In the 2018–19 and 2019–20 school years, “we registered over 1100 students each year in the high schools and 400 students at WCC,” she emails. “The students are tremendously fired up to vote.”

Reilly says that what makes Wares so successful at registering high schoolers, and such a great mentor, is “her level of tenacity. She will not take ‘no’ for an answer … She’s the root of a lot of really exciting work that I’m so glad to be a part of.”
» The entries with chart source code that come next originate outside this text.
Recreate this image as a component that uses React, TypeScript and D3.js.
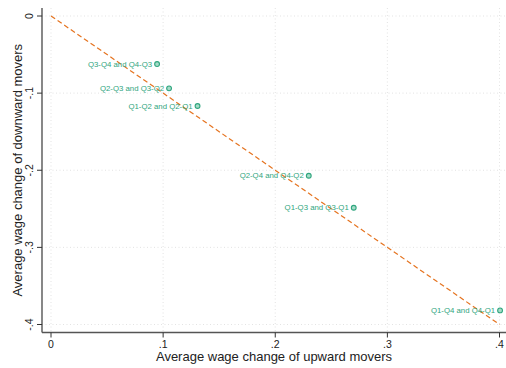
import React from "react";
import * as d3 from "d3";

const labels = [
  "Q3-Q4 and Q4-Q3",
  "Q2-Q3 and Q3-Q2",
  "Q1-Q2 and Q2-Q1",
  "Q2-Q4 and Q4-Q2",
  "Q1-Q3 and Q3-Q1",
  "Q1-Q4 and Q4-Q1",
];
const upward = [0.0946, 0.1053, 0.1307, 0.2299, 0.27, 0.4005];
const downward = [-0.0623, -0.0938, -0.1167, -0.2071, -0.2486, -0.3817];
const xTicks = [0, 0.1, 0.2, 0.3, 0.4];
const yTicks = [0, -0.1, -0.2, -0.3, -0.4];
const fitLine: [number, number][] = [
  [0, 0],
  [0.4, -0.4],
];

const W = 506;
const H = 368;
const FONT = "'Liberation Sans', Arial, Helvetica, sans-serif";
const GREEN = "#2fa57e";
const ORANGE = "#e5731f";

const fmt = (v: number) => {
  if (v === 0) return "0";
  const s = v.toFixed(1);
  return s.replace(/^(-?)0\./, "$1.");
};

export default function App() {
  const x = d3.scaleLinear().domain([0, 0.4]).range([51, 499.5]);
  const y = d3.scaleLinear().domain([0, -0.4]).range([16, 324.5]);
  const axisX = 42;
  const axisY = 332.5;
  const line = d3
    .line<[number, number]>()
    .x((d) => x(d[0]))
    .y((d) => y(d[1]));

  return (
    <svg
      width={W}
      height={H}
      style={{ position: "absolute", left: 0, top: 0, background: "#fff" }}
      fontFamily={FONT}
    >
      {/* grid */}
      {xTicks.map((t) => (
        <line
          key={"gx" + t}
          x1={x(t)}
          x2={x(t)}
          y1={8}
          y2={axisY}
          stroke="#dcdcdc"
          strokeWidth={0.8}
          strokeDasharray="1,2.5"
        />
      ))}
      {yTicks.map((t) => (
        <line
          key={"gy" + t}
          x1={axisX}
          x2={W}
          y1={y(t)}
          y2={y(t)}
          stroke="#dcdcdc"
          strokeWidth={0.8}
          strokeDasharray="1,2.5"
        />
      ))}
      {/* fit line */}
      <path
        d={line(fitLine) || ""}
        fill="none"
        stroke={ORANGE}
        strokeWidth={1.2}
        strokeDasharray="5,3"
      />
      {/* points */}
      {upward.map((u, i) => (
        <g key={labels[i]}>
          <circle
            cx={x(u)}
            cy={y(downward[i])}
            r={2.4}
            fill="#a6dcc8"
            stroke={GREEN}
            strokeWidth={1.1}
          />
          <text
            x={x(u) - 5}
            y={y(downward[i])}
            dy="0.35em"
            textAnchor="end"
            fontSize={7.8}
            fill={GREEN}
          >
            {labels[i]}
          </text>
        </g>
      ))}
      {/* axes */}
      <line x1={axisX} x2={axisX} y1={8} y2={axisY} stroke="#555" strokeWidth={1.4} />
      <line x1={axisX} x2={W} y1={axisY} y2={axisY} stroke="#555" strokeWidth={1.4} />
      {yTicks.map((t) => (
        <g key={"ty" + t}>
          <line x1={axisX - 5} x2={axisX} y1={y(t)} y2={y(t)} stroke="#333" strokeWidth={1} />
          <text
            transform={`translate(${axisX - 9},${y(t)}) rotate(-90)`}
            textAnchor="middle"
            fontSize={10.5}
            fill="#222"
          >
            {fmt(t)}
          </text>
        </g>
      ))}
      {xTicks.map((t) => (
        <g key={"tx" + t}>
          <line x1={x(t)} x2={x(t)} y1={axisY} y2={axisY + 5} stroke="#333" strokeWidth={1} />
          <text x={x(t)} y={axisY + 15} textAnchor="middle" fontSize={10.5} fill="#222">
            {fmt(t)}
          </text>
        </g>
      ))}
      <text x={(axisX + W) / 2} y={361} textAnchor="middle" fontSize={13} fill="#222">
        Average wage change of upward movers
      </text>
      <text
        transform={`translate(22,${(8 + axisY) / 2}) rotate(-90)`}
        textAnchor="middle"
        fontSize={13}
        fill="#222"
      >
        Average wage change of downward movers
      </text>
    </svg>
  );
}
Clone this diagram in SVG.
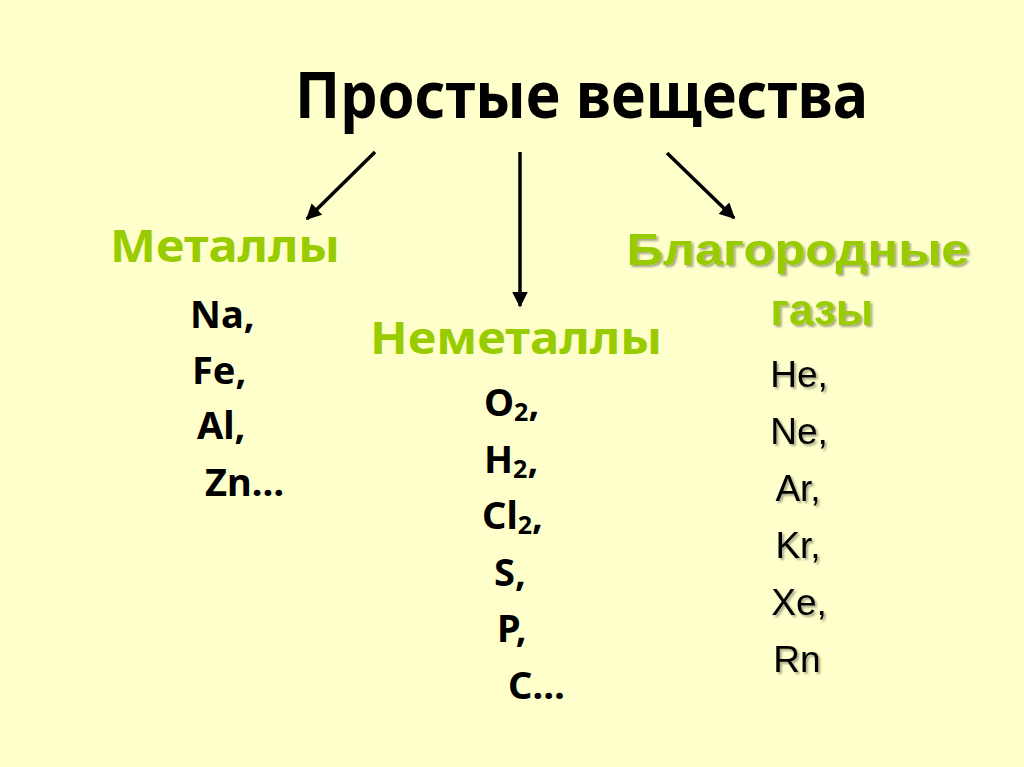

Wares also connected Reilly to Edie Goldenberg, U-M professor emerita of public policy and political science and former dean of LS&A. Goldenberg created Turn Up Turnout, a student-led nonpartisan organization whose mission is to increase voter registration and turnout of college students. “It was my work-study first year, and Edie and I arranged it so we have grant funding, so she could pay us through the summer as well,” Reilly says.

After she finishes her degree in public policy, Reilly wants to go to law school and eventually work in election law and voting-rights enforcement. Until then, she says, registering voters is something important she can contribute to her community “at a time when we’re super divided.

“No matter where you land on the political spectrum, or what your beliefs are, we can all believe in democracy.”